Una nuova scoperta scientifica potrebbe cambiare le nostre vite. Gli scienziati di Yale l’hanno annunciata mercoledì e letteralmente potrebbe cambiare il modo in cui viviamo e intendiamo la vita.
Una ricerca rivoluzionaria che potrebbe scardinare tutti gli assiomi di vita e di morte, per come sono intesi da sempre.
La scoperta degli scienziati dell’università di Yale ha sollevato speranze per una serie di futuri usi medici negli esseri umani, ma anche stimolato il dibattito sull’etica di tali nuove procedure. Lo stesso team di ricercatori, nel 2019, aveva sbalordito la comunità scientifica riuscendo a ripristinare la funzione cellulare nel cervello dei maiali poche ore dopo che erano stati decapitati.
Per l’ultima ricerca, pubblicata sulla rivista Nature, il team ha cercato di espandere questa tecnica a tutto il corpo.
Gli scienziati di Yale stupiscono tutti, resuscitati maiali morti da un’ora. La ricerca che potrebbe cambiare la vita
Gli scienziati hanno infatti annunciato i risultati della loro nuova scoperta. Il team di lavoro è riuscito a ripristinare il flusso sanguigno e la funzione cellulare in tutti i corpi dei maiali morti da un’ora.

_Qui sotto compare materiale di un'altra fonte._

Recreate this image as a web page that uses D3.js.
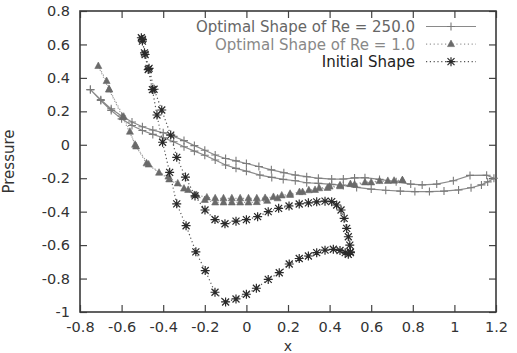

Una scoperta che secondo gli esperti vorrebbe dire aggiornare la definizione di morte stessa. In termini più immediati la nuova scoperta potrebbe aiutare gli organi a durare più a lungo, salvando potenzialmente la vita di migliaia di persone in tutto il mondo che necessitano di trapianti.
I ricercatori hanno indotto un infarto nei maiali anestetizzati, che ha impedito al sangue di fluire attraverso i corpi. Una tecnica che ha privato le cellule del corpo di ossigeno, inducendole alla morte. Per un’ora i maiali sono rimasti morti. A quel punto gli scienziati hanno quindi pompato nei corpi un liquido contenente il sangue dei maiali, oltre a una forma sintetica di emoglobina, la proteina che trasporta l’ossigeno nei globuli rossi assieme a farmaci che proteggono le cellule e prevengono la formazione di coaguli di sangue.
Nel corso dell’esperimento si è evidenziato che il sangue ha ripreso a circolare e molte cellule hanno iniziato a funzionare anche in organi vitali come cuore, fegato e reni, per le successive sei ore dell’esperimento. “Le cellule funzionavano anche ore dopo quando non avrebbero dovuto – tutto ciò ci dice è che la morte delle cellule può essere fermata“, ha detto ai giornalisti Nenad Sestan, uno degli autori dello studio e ricercatore presso l’Università di Yale.
La tecnica, chiamata OrganEx, “può essere utilizzata per salvare gli organi“. OrganEx potrebbe anche rendere possibili nuove forme di chirurgia in quanto crea “più spazio di manovra medico nei casi senza circolazione per riparare parte” dell’organismo umano, ha affermato Anders Sandberg del Future of Humanity Institute dell’Università di Oxford. La stessa tecnica potrebbe potenzialmente essere utilizzata anche per rianimare le persone. Tuttavia, ciò potrebbe aumentare il rischio di riportare i pazienti a un punto in cui non sono in grado di vivere senza supporto vitale, intrappolati in quello che viene chiamato il “ponte verso il nulla“, ha affermato Brendan Parent, bioeticista della NYU Grossman School of Medicine.
La domanda che adesso tutti si fanno è “La morte potrebbe essere curabile?“. Sam Parnia della NYU Grossman School of Medicine ha affermato che si tratta di “uno studio davvero straordinario e incredibilmente significativo“. Lo studio ha mostrato che la morte non è in bianco e nero, ma piuttosto un “processo biologico che rimane curabile e reversibile per ore dopo che si è verificato“, ha detto.
Per Benjamin Curtis, filosofo concentrato sull’etica presso la Nottingham Trent University nel Regno Unito, la definizione di morte potrebbe aver bisogno di essere aggiornata perché si basa sul concetto di irreversibilità. “Questa ricerca mostra che molti processi che pensavamo fossero irreversibili non sono in realtà irreversibili, e quindi sull’attuale definizione medica di morte una persona potrebbe non essere veramente morta fino a poche ore dopo che le sue funzioni corporee si sono fermate“, ha detto all’AFP.